For encores, we always ask the audience for requests and there is always someone in the crowd who yells out “Play ‘Free Bird.’” I wanted to learn the song and play it for the next jackass who asked for it. We started listening to some Lynyrd Skynyrd albums and decided “Free Bird” is all right, but “Sweet Home Alabama” was what it was all about. We started playing it at sound check. It is a simple, three-chord song, but the nuances in Skynyrd’s arrangement are fantastic and you kind of have to learn every one of them to do the song well. The great thing about working with Julian Coryell is that he learned every guitar lick. So we ended up with a note-for-note version of the song.

 

What would be the best possible next thing for your career?

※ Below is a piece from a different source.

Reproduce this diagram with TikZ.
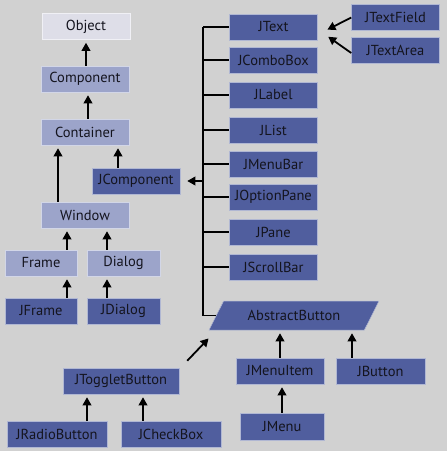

More of the same. I don’t have any extraordinary plans. I’d like to get more of my songs into TV shows and movies. That is always a helpful way to get people to hear the music, and it pays pretty well. If you own your masters, you will get the full payment—you won’t have to give most of it away to a record company.

 

What would you tell a young singer/songwriter trying to launch a career in the current music industry climate?

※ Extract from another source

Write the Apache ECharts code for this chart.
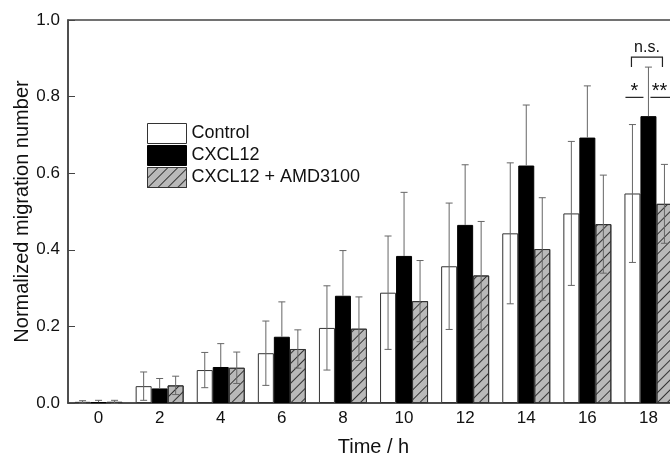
<!DOCTYPE html>
<html><head><meta charset="utf-8">
<script src="https://cdn.jsdelivr.net/npm/echarts@6/dist/echarts.min.js"></script>
<style>html,body{margin:0;padding:0;background:#fff}#c{width:670px;height:458px}</style>
</head><body><div id="c"></div>
<script>
var categories = ['0','2','4','6','8','10','12','14','16','18'];
var seriesNames = ['Control','CXCL12','CXCL12 + AMD3100'];
var controlMean = [0.003,0.044,0.086,0.130,0.196,0.288,0.357,0.443,0.495,0.547];
var controlErr  = [0.003,0.037,0.046,0.084,0.110,0.148,0.165,0.184,0.188,0.180];
var cxclMean    = [0.002,0.038,0.094,0.173,0.280,0.384,0.465,0.620,0.693,0.749];
var cxclErr     = [0.005,0.026,0.061,0.091,0.118,0.166,0.157,0.158,0.135,0.128];
var amdMean     = [0.003,0.046,0.092,0.141,0.194,0.266,0.333,0.402,0.467,0.520];
var amdErr      = [0.004,0.024,0.041,0.050,0.083,0.106,0.141,0.134,0.128,0.103];
var yTicks = [0,0.2,0.4,0.6,0.8,1.0];
// significance annotations at time 18
var annotations = [
  {type:'bracket', label:'n.s.', from:0, to:2, y:0.903, legY:0.877},
  {type:'line', label:'*', from:0, to:1, y:0.798},
  {type:'line', label:'**', from:1, to:2, y:0.798}
];

var FONT = '"Liberation Sans", Arial, sans-serif';
var BW = 16;
var means = [controlMean, cxclMean, amdMean];
var errs = [controlErr, cxclErr, amdErr];
var styles = [
  {color:'#ffffff', borderColor:'#333', borderWidth:1},
  {color:'#000000', borderColor:'#000', borderWidth:1},
  {color:'#b9b9b9', borderColor:'#333', borderWidth:1,
   decal:{symbol:'rect', symbolSize:1, color:'#333', dashArrayX:[1,0], dashArrayY:[1,6], rotation:-Math.PI/4}}
];

var series = [];
for (var s=0;s<3;s++){
  series.push({
    name: seriesNames[s], type:'bar', barWidth:BW, barGap:'0%',
    itemStyle: styles[s], data: means[s], z:2, animation:false
  });
}
for (var s2=0;s2<3;s2++){
  (function(si){
    var d = means[si].map(function(m,i){return [i, m-errs[si][i], m+errs[si][i], m];});
    series.push({
      type:'custom', z:5, silent:true, animation:false,
      data:d, encode:{x:0,y:[1,2]},
      renderItem:function(params, api){
        var ci = api.value(0);
        var x = api.coord([ci, 0])[0] + (si-1)*BW;
        var yh = api.coord([ci, api.value(2)])[1];
        var yl = api.coord([ci, api.value(1)])[1];
        var ym = api.coord([ci, api.value(3)])[1];
        var h = 3.5;
        var st = {stroke:'#666', lineWidth:1};
        var ch = [
          {type:'line', shape:{x1:x,y1:yh,x2:x,y2:(si===1?ym:yl)}, style:st},
          {type:'line', shape:{x1:x-h,y1:yh,x2:x+h,y2:yh}, style:st}
        ];
        if (si!==1) ch.push({type:'line', shape:{x1:x-h,y1:yl,x2:x+h,y2:yl}, style:st});
        return {type:'group', children:ch};
      }
    });
  })(s2);
}

var chart = echarts.init(document.getElementById('c'), null, {renderer:'canvas', devicePixelRatio:1});
chart.setOption({
  backgroundColor:'#fff',
  animation:false,
  grid:{left:68, top:20, width:611, bottom:55, containLabel:false, outerBoundsMode:'none',
        show:true, borderColor:'#444', borderWidth:1.5, backgroundColor:'transparent'},
  legend:{
    orient:'vertical', left:147, top:123, padding:0, itemWidth:39, itemHeight:20, itemGap:1,
    icon:'rect', data:seriesNames,
    itemStyle:{borderWidth:1},
    textStyle:{fontFamily:FONT, fontSize:18, color:'#111'}
  },
  xAxis:{
    type:'category', data:categories,
    axisLine:{lineStyle:{color:'#444', width:1.5}},
    axisTick:{show:false},
    axisLabel:{fontFamily:FONT, fontSize:17, color:'#111', margin:7},
    name:'Time / h', nameLocation:'middle', nameGap:34, nameMoveOverlap:false,
    nameTextStyle:{fontFamily:FONT, fontSize:20, color:'#111'}
  },
  yAxis:{
    type:'value', min:0, max:1, interval:0.2,
    axisLine:{show:true, lineStyle:{color:'#444', width:1.5}},
    axisTick:{show:true, inside:true, length:7, lineStyle:{color:'#444'}},
    splitLine:{show:false},
    axisLabel:{fontFamily:FONT, fontSize:17, color:'#111', margin:8,
      formatter:function(v){return v.toFixed(1);}},
    name:'Normalized migration number', nameLocation:'middle', nameGap:36, nameMoveOverlap:false,
    nameTextStyle:{fontFamily:FONT, fontSize:20, color:'#111'}
  },
  series:series
});

// annotations
(function(){
  var ci = categories.length-1;
  var cx = chart.convertToPixel({xAxisIndex:0}, categories[ci]);
  function bx(i){return cx + (i-1)*BW;}
  function py(v){return chart.convertToPixel({yAxisIndex:0}, v);}
  var els = [];
  var st = {stroke:'#222', lineWidth:1.2};
  annotations.forEach(function(a){
    if (a.type==='bracket'){
      var x1 = bx(a.from)-1, x2 = bx(a.to)-2, y=py(a.y), yl=py(a.legY);
      els.push({type:'polyline', shape:{points:[[x1,yl],[x1,y],[x2,y],[x2,yl]]}, style:{stroke:'#222', lineWidth:1.2, fill:null}, z:10});
      els.push({type:'text', x:(x1+x2)/2, y:y-2, style:{text:a.label, font:'16px '+FONT, fill:'#111', textAlign:'center', textVerticalAlign:'bottom'}, z:10});
    } else {
      var l1, l2;
      if (a.from===0){ l1 = bx(0)-7; l2 = bx(1)-5; }
      else { l1 = bx(1)+2; l2 = bx(2)+9; }
      var yy = py(a.y);
      els.push({type:'line', shape:{x1:l1,y1:yy,x2:l2,y2:yy}, style:st, z:10});
      els.push({type:'text', x:(a.from===0?(l1+l2)/2:l1+9), y:yy+4, style:{text:a.label, font:'20px '+FONT, fill:'#111', textAlign:'center', textVerticalAlign:'bottom'}, z:10});
    }
  });
  chart.setOption({graphic:{elements:els}});
})();
</script>
</body></html>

I don’t really know. I guess the only thing that I could tell them is to be great. To reach the level we are at is hard. I am coasting with a reasonably high profile and have an audience already built up. For independent artists at a small label with a few employees, I wouldn’t know what to tell them about marketing their record in a big way. The best advice you can give anyone is an old cliché: if you are not doing this because you love it, then forget it. Loving it will get you through having to deal with a lot of annoying people and experiencing a lot of disappointment. If you are really good, you can find an audience. There are a lot of people out there seeking artists who really care about songwriting and lyrics. There are millions of artists, but there are not a lot of people who can really write a good song.

 

What do you tell journalists who ask if the angst will go missing from your songs now that you have your own label and are married?

[Laughs] If only the angst would go missing from my life!